Gastrokritiker Martin Mühlegg ist zu Gast in der «Bottega Ventisei» in Glarus. Der Hauptgang hat es in sich.

Südostschweiz
25.03.24 - 15:30 Uhr
Glarus
von Martin Mühlegg*

Typische italienische Küche nach traditionellen Rezepten, mit einer persönlichen Note: Dies verspricht die Website der mitten in Glarus gelegenen Bottega «Ventisei». Die Bewertungen im Internet sind hervorragend: Google gibt eine 4,8 (119 Bewertungen), Tripadvisor eine glatte 5, wenn auch bei nur 16 Bewertungen. Spätestens seit unserem Testessen im Restaurant «Kubli» trauen wir den Glarner Gastronomen sehr viel zu. Wir reisen also mit viel Appetit und noch mehr Zuversicht ins Tal der Linth.

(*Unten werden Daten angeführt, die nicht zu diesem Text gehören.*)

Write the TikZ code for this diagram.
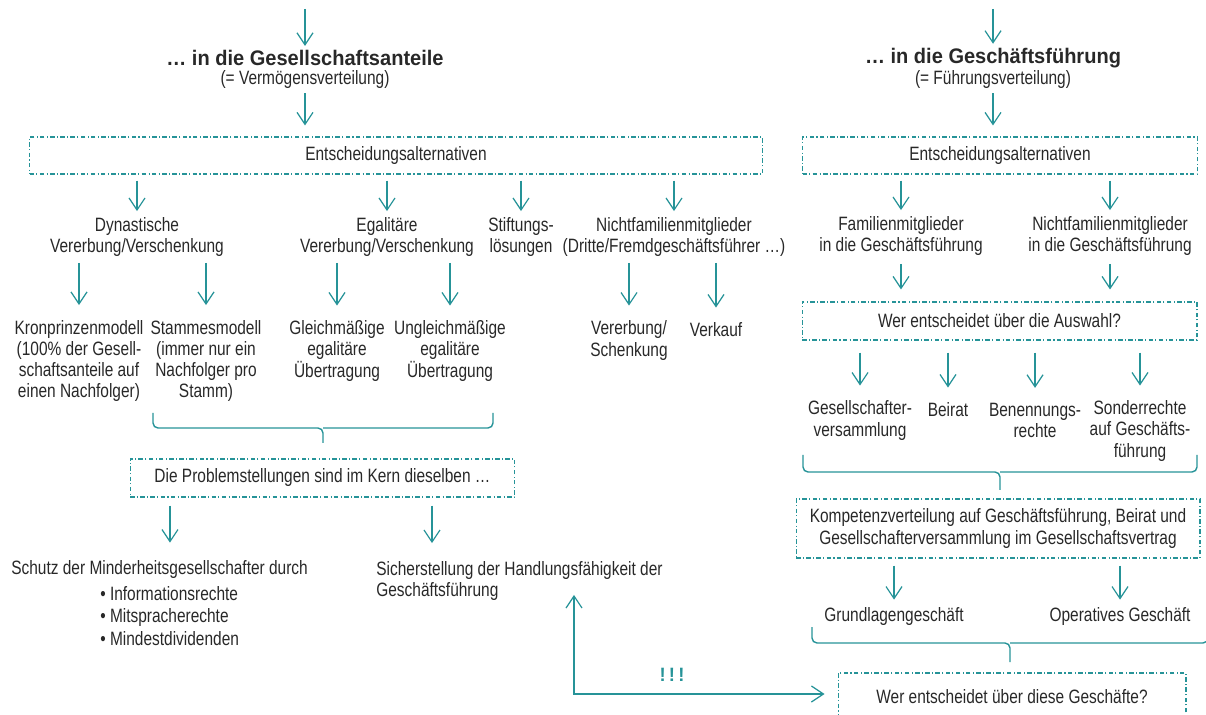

Zum Apéro trinken wir einen erfrischenden Pinot Grigio aus dem Friaul (6.50 Franken pro Glas). Dazu naschen wir frittierte Teigbällchen und vertiefen uns in die Karte. Sie enthält zehn Vorspeisen, acht Gerichte mit hausgemachter Pasta und sechs Hauptgänge. Die Wahl fällt uns im positiven Sinne schwer. Es sind nämlich einige Kreationen darunter, die uns nicht traditionell italienisch vorkommen. Wir würden sie als zeitgemäss inszenierte apulische Küche mit einem internationalen Flair beschreiben. Das macht uns umso neugieriger – am liebsten würden wir gleich die ganze Karte durchprobieren. International ist auch das Interieur: Wir wähnen uns eher in der sehr gut ausgeleuchteten New Yorker-Filiale einer Pasta-Kette als beim Glarner Italiener.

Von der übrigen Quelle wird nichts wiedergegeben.